E, allora, che fare? A me sembra che oggi ci sia una sola risposta possibile all’imperialismo putiniano, e non sta (solo) nella fornitura di armi all’Ucraina e nelle sanzioni economiche alla Russia per costringerla al default. La risposta è: riguadagnare, e con gli interessi, il tempo perduto in questo trentennio nella costruzione degli Stati Uniti d’Europa. Sto parlando di qualcosa di più della pur utile integrazione comunitaria delle forze di difesa, o di altri forme di unione, come a suo tempo è stata quella monetaria. No, io parlo della piena integrazione politico-istituzionale, almeno dei paesi che già fanno parte dell’eurosistema. Finora si è guardato a questo traguardo con – colpevole – scetticismo, considerandolo o un romantico idealismo o, peggio, una presunzione predatoria di qualche potere forte che se ne infischia delle identità nazionali. Io ho sempre pensato, invece, che fosse una necessità dettata dalle logiche, prima di tutto dimensionali, della competizione globale, pena la marginalizzazione nelle catene del valore e il conseguente declino economico.

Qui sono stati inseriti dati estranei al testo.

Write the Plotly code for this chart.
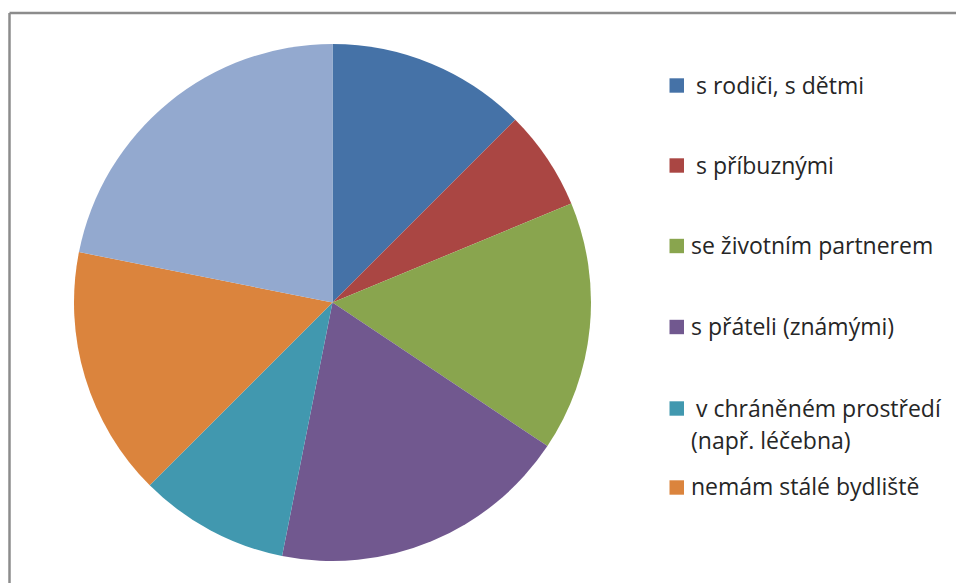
import plotly.graph_objects as go

# Living situation categories and respondent counts
labels = [
    "s rodiči, s dětmi",
    "s příbuznými",
    "se životním partnerem",
    "s přáteli (známými)",
    "v chráněném prostředí (např. léčebna)",
    "nemám stálé bydliště",
    "jiné",
]
counts = [4, 2, 5, 6, 3, 5, 7]
colors = ["#4572A7", "#AA4643", "#89A54E", "#71588F", "#4198AF", "#DB843D", "#93A9CF"]

# Legend rows drawn beside the pie: (text lines, square centre y in px, text x in px)
legend_rows = [
    (["s rodiči, s dětmi"], 85.5, 694),
    (["s příbuznými"], 165.5, 694),
    (["se životním partnerem"], 246, 689),
    (["s přáteli (známými)"], 327, 689),
    (["v chráněném prostředí", "(např. léčebna)"], 408.5, 694),
    (["nemám stálé bydliště"], 487.5, 689),
]

W, H = 956, 583


def px(x):
    return x / W


def py(y):
    return 1 - y / H


cx, cy, r = 332.5, 302.5, 258.5

fig = go.Figure(
    go.Pie(
        labels=labels,
        values=counts,
        sort=False,
        direction="clockwise",
        rotation=0,
        textinfo="none",
        hoverinfo="label+value+percent",
        marker=dict(colors=colors, line=dict(width=0)),
        domain=dict(x=[px(cx - r), px(cx + r)], y=[py(cy + r), py(cy - r)]),
        showlegend=False,
    )
)

shapes = [
    # chart frame (top and left edges)
    dict(type="line", xref="paper", yref="paper", x0=px(9.5), y0=py(13), x1=px(960), y1=py(13),
         line=dict(color="#8c8c8c", width=2.5)),
    dict(type="line", xref="paper", yref="paper", x0=px(9.5), y0=py(13), x1=px(9.5), y1=py(590),
         line=dict(color="#8c8c8c", width=2.5)),
]
annotations = []
for i, (lines, ys, tx) in enumerate(legend_rows):
    shapes.append(dict(type="rect", xref="paper", yref="paper",
                       x0=px(669.5), x1=px(684), y0=py(ys - 7.2), y1=py(ys + 7.2),
                       fillcolor=colors[i], line=dict(width=0)))
    for j, t in enumerate(lines):
        annotations.append(dict(
            text=t, xref="paper", yref="paper",
            x=px(tx if j == 0 else 689), y=py(ys - 1 + j * 32),
            xanchor="left", yanchor="middle", showarrow=False,
            font=dict(family="Open Sans", size=23, color="#262626"),
        ))

fig.update_layout(
    width=W, height=H,
    margin=dict(l=0, r=0, t=0, b=0),
    paper_bgcolor="white",
    plot_bgcolor="white",
    shapes=shapes,
    annotations=annotations,
)

fig.write_html("out.html")
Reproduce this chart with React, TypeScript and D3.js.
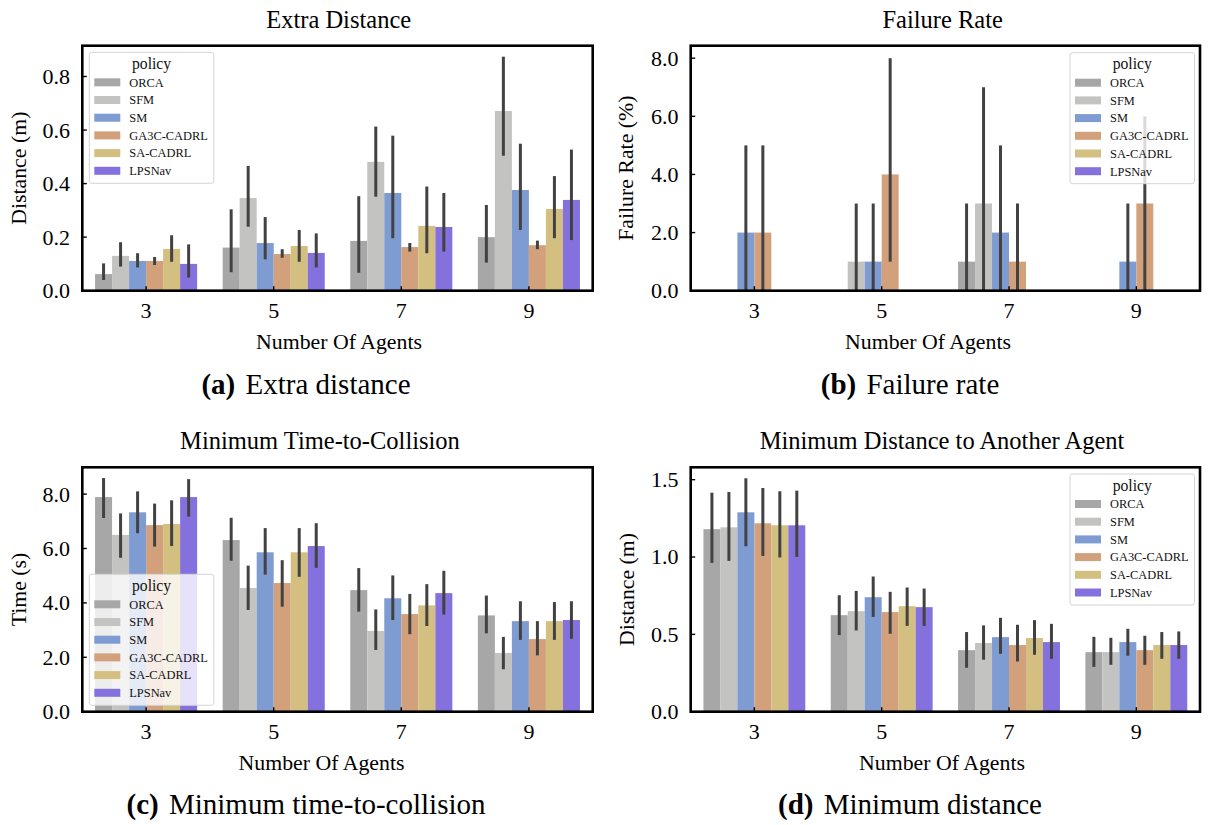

Ma ora la questione è diversa. Ora si tratta di sopravvivenza. Perchè siamo in guerra, anche se il sangue (per ora) scorre altrove rispetto a Roma, Parigi, Berlino e le altre capitali fondanti dell’Unione europea. E la risposta deve essere all’altezza del momento e della (vera) posta in gioco. Sia convocata una conferenza straordinaria, rifondativa. Ciascuna cancelleria, ma anche ciascuna società nazionale, sia messa davanti alle proprie responsabilità. Poi i tempi e le forme della nuova integrazione possono anche essere diversi, considerato che l’unanimismo è il primo motivo di paralisi. Ma la risposta che va data a Putin deve essere di pari forza alla sua sanguinaria, ma lucida, ambizione planetaria.